Washington (CNN) -- The U.S. military is ending its policy of excluding women from combat and will "expeditiously" open combat jobs and direct combat units to female troops, Defense Secretary Leon Panetta announced Thursday.
Women already are on the front lines overseas despite an official ban on combat, "and the time has come for our policies to recognize that reality," Panetta told reporters at the Pentagon.
"The fact is, they have become an integral part of our ability to perform our mission, and for more than a decade of war they have demonstrated courage and skill and patriotism," Panetta said.
Gen. Martin Dempsey, the chairman of the Joint Chiefs of Staff, said the decision would be implemented "over time and with careful analysis." But he said the service chiefs were unanimous in their support for the move.
Officials told CNN on Wednesday that not every position will open all at once. Once the policy is changed, the Department of Defense will enter what is being called an "assessment phase," in which each branch of service will examine all its jobs and units not currently integrated and then produce a timetable for integrating them.
The Army and Marine Corps, especially, will be examining physical standards and gender-neutral accommodations within combat units. Every 90 days, the service chiefs will have to report on their progress.
The move is one of the last significant policy decisions made by Panetta, who is expected to leave in mid-February. It is not clear where former Sen. Chuck Hagel, the nominated replacement, stands, but officials say he has been apprised of Panetta's coming announcement.
"It will take a while to work out the mechanics in some cases. We expect some jobs to open quickly, by the end of this year. Others, like special operations forces and infantry, may take longer," a senior defense official explained. Panetta is setting the goal of January 2016 for all assessments to be complete and women to be integrated as much as possible.
And the Pentagon has left itself some wiggle room that may ultimately lead to some jobs being designated as closed to women. A senior defense official said if, after the assessment, a branch finds that "a specific job or unit should not be open, they can go back to the secretary and ask for an exemption to the policy, to designate the job or unit as closed."
The official said the goal remains to open as many jobs as possible. "We should open all specialties to the maximum extent possible to women. We know they can do it."
Sen. John McCain, an Arizona Republican who spent six years as a prisoner of war during the Vietnam War, said he supports lifting the ban on women serving in combat, pointing out women are already serving in harm's way. But he said the move should not fundamentally change the military.
"As this new rule is implemented, it is critical that we maintain the same high standards that have made the American military the most feared and admired fighting force in the world -- particularly the rigorous physical standards for our elite special forces units," McCain said in a statement.

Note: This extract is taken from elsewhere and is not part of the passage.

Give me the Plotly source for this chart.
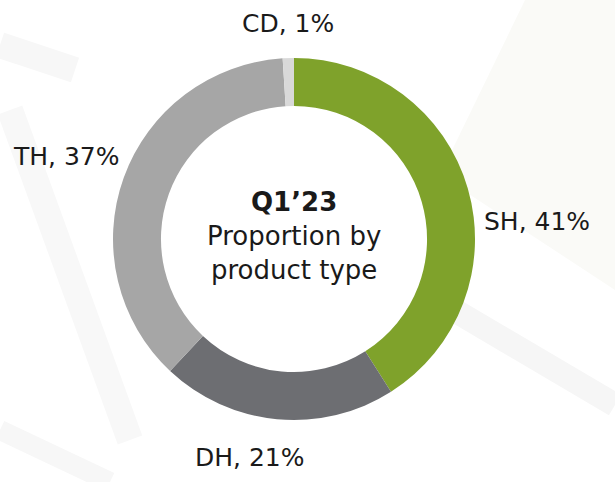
import plotly.graph_objects as go

# ---- data ----
labels = ["SH", "DH", "TH", "CD"]
values = [41, 21, 37, 1]
colors = ["#7FA22B", "#6D6E72", "#A6A6A6", "#D9D9D9"]
center_title = "Q1’23"
center_sub = ["Proportion by", "product type"]

W, H = 615, 482
cx, cy, R = 294, 239, 181

# outside label centres (pixels from top-left)
label_px = {"SH": (537, 222), "DH": (250, 457), "TH": (66, 157), "CD": (288, 23)}
font_family = "'DejaVu Sans', sans-serif"


def px(x, y):
    return x / W, 1 - y / H


fig = go.Figure()
fig.add_trace(go.Pie(
    labels=labels, values=values, sort=False, direction="clockwise", rotation=0,
    hole=0.735, marker=dict(colors=colors, line=dict(width=0)),
    textinfo="none", hoverinfo="label+percent", showlegend=False,
    domain=dict(x=[(cx - R) / W, (cx + R) / W], y=[(H - cy - R) / H, (H - cy + R) / H]),
))

annotations = []
for lab, val in zip(labels, values):
    x, y = px(*label_px[lab])
    annotations.append(dict(x=x, y=y, xref="paper", yref="paper", text=f"{lab}, {val}%",
                            showarrow=False, font=dict(size=25, color="#1a1a1a", family=font_family),
                            xanchor="center", yanchor="middle"))
x, y = px(cx, 236)
annotations.append(dict(x=x, y=y, xref="paper", yref="paper",
                        text=f"<b>{center_title}</b><br>" + "<br>".join(center_sub),
                        showarrow=False, font=dict(size=26, color="#1a1a1a", family=font_family),
                        xanchor="center", yanchor="middle", align="center"))


def poly(points, color):
    p = " L ".join(f"{px(a, b)[0]:.4f} {px(a, b)[1]:.4f}" for a, b in points)
    return dict(type="path", xref="paper", yref="paper", layer="below",
                path=f"M {p} Z", fillcolor=color, line=dict(width=0))


def band(p0, p1, color, width):
    x0, y0 = px(*p0)
    x1, y1 = px(*p1)
    return dict(type="line", xref="paper", yref="paper", layer="below", x0=x0, y0=y0, x1=x1, y1=y1,
                line=dict(color=color, width=width))


# faint watermark decoration
shapes = [
    poly([(525, 0), (440, 175), (615, 290), (615, 0)], "#FAFAF7"),
    band((0, 45), (75, 70), "#F7F7F7", 26),
    band((10, 110), (130, 440), "#F8F8F8", 26),
    band((420, 290), (615, 405), "#F6F6F6", 24),
    band((0, 430), (110, 482), "#F7F7F7", 20),
]

fig.update_layout(
    width=W, height=H, margin=dict(l=0, r=0, t=0, b=0),
    paper_bgcolor="white", plot_bgcolor="white",
    annotations=annotations, shapes=shapes,
)
fig.write_html("out.html", config={"displayModeBar": False},
               post_script="document.body.style.margin='0';")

But Sen. Patty Murray, D-Washington called Panetta's decision a "historic step for equality" that recognizes the role women play in the military. Murray leads the Senate Veterans' Affairs Committee and is a member of the Defense Appropriations Subcommittee.
The Pentagon must notify Congress of each job or unit as it is sent up to the secretary to be opened to women. Then the Defense Department must wait 30 days while Congress is in session before implementing the change.
It is a marked difference from the way the military ended the exclusion of gays serving openly, or the "don't ask, don't tell" policy. In that case, there were no stipulations attached to openly gay service members. There was no staggered approach that integrated openly gay troops into units. It was instead done all at once, across the board.
A senior defense official explained the Pentagon's reasoning behind the different approach: "You're talking about personal choice of behavior versus physical capability. And they were already in the units. If you take a unit that's never had women before, that's quite a culture change."
Another senior defense official said the goal is "to provide a level, gender-neutral playing field."
The American Civil Liberties Union recently filed a federal lawsuit against the Department of Defense, charging that combat exclusion is unfair and outdated, harms America's safety and prevents women from receiving training and recognition for their work. The plaintiffs, who include women awarded Purple Hearts, say the exclusion places them at a disadvantage for promotion.
The ACLU said was thrilled about Panetta's announcement.
"But we welcome this statement with cautious optimism, as we hope that it will be implemented fairly and quickly so that servicewomen can receive the same recognition for their service as their male counterparts," Ariela Migdal, senior staff attorney with the ACLU Women's Rights Project, said in the statement.
Earlier this month, the Army opened the 160th Special Operations Aviation Regiment to women, and it has begun recruiting female pilots and crew chiefs. The Navy has put its first female officers on submarines in the past year, and certain female ground troops have been attached to combat units in Iraq and Afghanistan. More than 800 women were wounded in those wars, and at least 130 have died.